_The problem_
Write out the listing below exactly, and omit any images you find in it.
-- -- --
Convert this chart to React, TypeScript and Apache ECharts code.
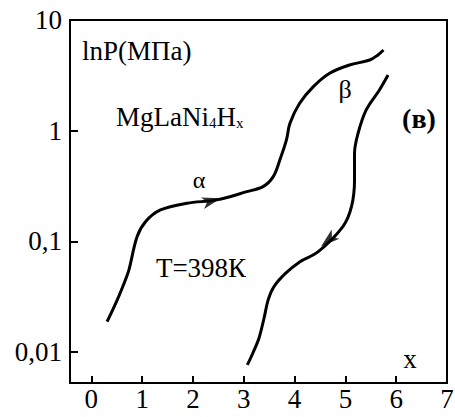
import React, { useEffect, useRef } from "react";
import * as echarts from "echarts";

// Absorption curve (α → β), x vs P (MPa)
const absX = [0.31, 0.51, 0.67, 0.74, 0.9, 1.07, 1.36, 1.88, 2.47, 3.06, 3.38, 3.58, 3.71, 3.84, 3.91, 4.1, 4.37, 4.69, 5.08, 5.48, 5.64, 5.75];
const absP = [0.0188, 0.0296, 0.0448, 0.0552, 0.11, 0.151, 0.192, 0.221, 0.237, 0.281, 0.312, 0.384, 0.543, 0.824, 1.17, 1.77, 2.5, 3.3, 3.92, 4.35, 4.83, 5.36];

// Desorption curve (from top right to bottom)
const desX = [5.84, 5.67, 5.41, 5.25, 5.18, 5.18, 5.12, 4.95, 4.46, 4.1, 3.81, 3.59, 3.48, 3.4, 3.3, 3.18, 3.07];
const desP = [3.18, 2.33, 1.54, 0.948, 0.625, 0.359, 0.206, 0.136, 0.0802, 0.0652, 0.0508, 0.0387, 0.0296, 0.0203, 0.0134, 0.0098, 0.00764];

// Direction arrows on the curves
const arrowX = [2.55, 4.52];
const arrowP = [0.245, 0.09];
const arrowAngle = [-75, 130];

const xTicks = [0, 1, 2, 3, 4, 5, 6, 7];
const yTicks = [0.01, 0.1, 1, 10];

const FONT = "Liberation Serif, Times New Roman, serif";

export default function App() {
  const ref = useRef<HTMLDivElement>(null);
  useEffect(() => {
    if (!ref.current) return;
    const chart = echarts.init(ref.current, null, { renderer: "svg" });
    const txt = (x: number, y: number, text: string, extra: any = {}) => ({
      type: "text",
      x,
      y,
      style: {
        text,
        fill: "#000",
        fontFamily: FONT,
        fontSize: 27,
        align: "left",
        verticalAlign: "middle",
        ...extra,
      },
    });
    chart.setOption({
      animation: false,
      backgroundColor: "#fff",
      textStyle: { fontFamily: FONT },
      grid: {
        left: 70,
        right: 8,
        top: 20,
        bottom: 34,
        show: true,
        borderColor: "#000",
        borderWidth: 2,
        backgroundColor: "transparent",
        outerBoundsMode: "none",
      },
      xAxis: {
        type: "value",
        min: -0.42,
        max: 7,
        splitLine: { show: false },
        axisLine: { show: true, onZero: false, lineStyle: { color: "#000", width: 2 } },
        axisTick: {
          show: true,
          inside: true,
          length: 7,
          lineStyle: { color: "#000", width: 2 },
          customValues: xTicks.slice(0, 7),
        },
        axisLabel: {
          color: "#000",
          fontFamily: FONT,
          fontSize: 27,
          margin: 2,
          customValues: xTicks,
          showMinLabel: true,
          showMaxLabel: true,
        },
      },
      yAxis: {
        type: "log",
        logBase: 10,
        min: 0.005248,
        max: 10,
        splitLine: { show: false },
        axisLine: { show: true, onZero: false, lineStyle: { color: "#000", width: 2 } },
        axisTick: {
          show: true,
          inside: true,
          length: 8,
          lineStyle: { color: "#000", width: 2 },
          customValues: yTicks.slice(0, 3),
        },
        axisLabel: {
          color: "#000",
          fontFamily: FONT,
          fontSize: 27,
          margin: 8,
          customValues: yTicks,
          showMinLabel: true,
          showMaxLabel: true,
          formatter: (v: number) => String(v).replace(".", ","),
        },
      },
      series: [
        {
          type: "line",
          data: absX.map((x, i) => [x, absP[i]]),
          showSymbol: false,
          smooth: 0.35,
          lineStyle: { color: "#000", width: 3 },
          itemStyle: { color: "#000" },
        },
        {
          type: "line",
          data: desX.map((x, i) => [x, desP[i]]),
          showSymbol: false,
          smooth: 0.35,
          lineStyle: { color: "#000", width: 3 },
          itemStyle: { color: "#000" },
        },
        {
          type: "scatter",
          symbol: "arrow",
          symbolSize: [9, 19],
          itemStyle: { color: "#000" },
          data: arrowX.map((x, i) => ({ value: [x, arrowP[i]], symbolRotate: arrowAngle[i] })),
        },
      ],
      graphic: [
        txt(82, 51, "lnP(МПа)"),
        {
          type: "text",
          x: 116,
          y: 116.6,
          style: {
            text: "MgLaNi{s|4}H{s|x}",
            fill: "#000",
            fontFamily: FONT,
            fontSize: 27,
            align: "left",
            verticalAlign: "middle",
            rich: {
              s: { fontFamily: FONT, fontSize: 15, fill: "#000", verticalAlign: "bottom" },
            },
          },
        },
        txt(199, 180, "α", { align: "center", fontSize: 24 }),
        txt(345, 89, "β", { align: "center", fontSize: 26 }),
        txt(419, 118, "(в)", { align: "center", fontSize: 28, fontWeight: "bold" }),
        txt(201, 268, "T=398К", { align: "center" }),
        txt(410, 359, "x", { align: "center" }),
      ],
    });
    return () => chart.dispose();
  }, []);
  return <div ref={ref} style={{ position: "fixed", left: 0, top: 0, width: 455, height: 417 }} />;
}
-- -- --
_Output for this task_
Convert this chart to React, TypeScript and Apache ECharts code.
import React, { useEffect, useRef } from "react";
import * as echarts from "echarts";

// Absorption curve (α → β), x vs P (MPa)
const absX = [0.31, 0.51, 0.67, 0.74, 0.9, 1.07, 1.36, 1.88, 2.47, 3.06, 3.38, 3.58, 3.71, 3.84, 3.91, 4.1, 4.37, 4.69, 5.08, 5.48, 5.64, 5.75];
const absP = [0.0188, 0.0296, 0.0448, 0.0552, 0.11, 0.151, 0.192, 0.221, 0.237, 0.281, 0.312, 0.384, 0.543, 0.824, 1.17, 1.77, 2.5, 3.3, 3.92, 4.35, 4.83, 5.36];

// Desorption curve (from top right to bottom)
const desX = [5.84, 5.67, 5.41, 5.25, 5.18, 5.18, 5.12, 4.95, 4.46, 4.1, 3.81, 3.59, 3.48, 3.4, 3.3, 3.18, 3.07];
const desP = [3.18, 2.33, 1.54, 0.948, 0.625, 0.359, 0.206, 0.136, 0.0802, 0.0652, 0.0508, 0.0387, 0.0296, 0.0203, 0.0134, 0.0098, 0.00764];

// Direction arrows on the curves
const arrowX = [2.55, 4.52];
const arrowP = [0.245, 0.09];
const arrowAngle = [-75, 130];

const xTicks = [0, 1, 2, 3, 4, 5, 6, 7];
const yTicks = [0.01, 0.1, 1, 10];

const FONT = "Liberation Serif, Times New Roman, serif";

export default function App() {
  const ref = useRef<HTMLDivElement>(null);
  useEffect(() => {
    if (!ref.current) return;
    const chart = echarts.init(ref.current, null, { renderer: "svg" });
    const txt = (x: number, y: number, text: string, extra: any = {}) => ({
      type: "text",
      x,
      y,
      style: {
        text,
        fill: "#000",
        fontFamily: FONT,
        fontSize: 27,
        align: "left",
        verticalAlign: "middle",
        ...extra,
      },
    });
    chart.setOption({
      animation: false,
      backgroundColor: "#fff",
      textStyle: { fontFamily: FONT },
      grid: {
        left: 70,
        right: 8,
        top: 20,
        bottom: 34,
        show: true,
        borderColor: "#000",
        borderWidth: 2,
        backgroundColor: "transparent",
        outerBoundsMode: "none",
      },
      xAxis: {
        type: "value",
        min: -0.42,
        max: 7,
        splitLine: { show: false },
        axisLine: { show: true, onZero: false, lineStyle: { color: "#000", width: 2 } },
        axisTick: {
          show: true,
          inside: true,
          length: 7,
          lineStyle: { color: "#000", width: 2 },
          customValues: xTicks.slice(0, 7),
        },
        axisLabel: {
          color: "#000",
          fontFamily: FONT,
          fontSize: 27,
          margin: 2,
          customValues: xTicks,
          showMinLabel: true,
          showMaxLabel: true,
        },
      },
      yAxis: {
        type: "log",
        logBase: 10,
        min: 0.005248,
        max: 10,
        splitLine: { show: false },
        axisLine: { show: true, onZero: false, lineStyle: { color: "#000", width: 2 } },
        axisTick: {
          show: true,
          inside: true,
          length: 8,
          lineStyle: { color: "#000", width: 2 },
          customValues: yTicks.slice(0, 3),
        },
        axisLabel: {
          color: "#000",
          fontFamily: FONT,
          fontSize: 27,
          margin: 8,
          customValues: yTicks,
          showMinLabel: true,
          showMaxLabel: true,
          formatter: (v: number) => String(v).replace(".", ","),
        },
      },
      series: [
        {
          type: "line",
          data: absX.map((x, i) => [x, absP[i]]),
          showSymbol: false,
          smooth: 0.35,
          lineStyle: { color: "#000", width: 3 },
          itemStyle: { color: "#000" },
        },
        {
          type: "line",
          data: desX.map((x, i) => [x, desP[i]]),
          showSymbol: false,
          smooth: 0.35,
          lineStyle: { color: "#000", width: 3 },
          itemStyle: { color: "#000" },
        },
        {
          type: "scatter",
          symbol: "arrow",
          symbolSize: [9, 19],
          itemStyle: { color: "#000" },
          data: arrowX.map((x, i) => ({ value: [x, arrowP[i]], symbolRotate: arrowAngle[i] })),
        },
      ],
      graphic: [
        txt(82, 51, "lnP(МПа)"),
        {
          type: "text",
          x: 116,
          y: 116.6,
          style: {
            text: "MgLaNi{s|4}H{s|x}",
            fill: "#000",
            fontFamily: FONT,
            fontSize: 27,
            align: "left",
            verticalAlign: "middle",
            rich: {
              s: { fontFamily: FONT, fontSize: 15, fill: "#000", verticalAlign: "bottom" },
            },
          },
        },
        txt(199, 180, "α", { align: "center", fontSize: 24 }),
        txt(345, 89, "β", { align: "center", fontSize: 26 }),
        txt(419, 118, "(в)", { align: "center", fontSize: 28, fontWeight: "bold" }),
        txt(201, 268, "T=398К", { align: "center" }),
        txt(410, 359, "x", { align: "center" }),
      ],
    });
    return () => chart.dispose();
  }, []);
  return <div ref={ref} style={{ position: "fixed", left: 0, top: 0, width: 455, height: 417 }} />;
}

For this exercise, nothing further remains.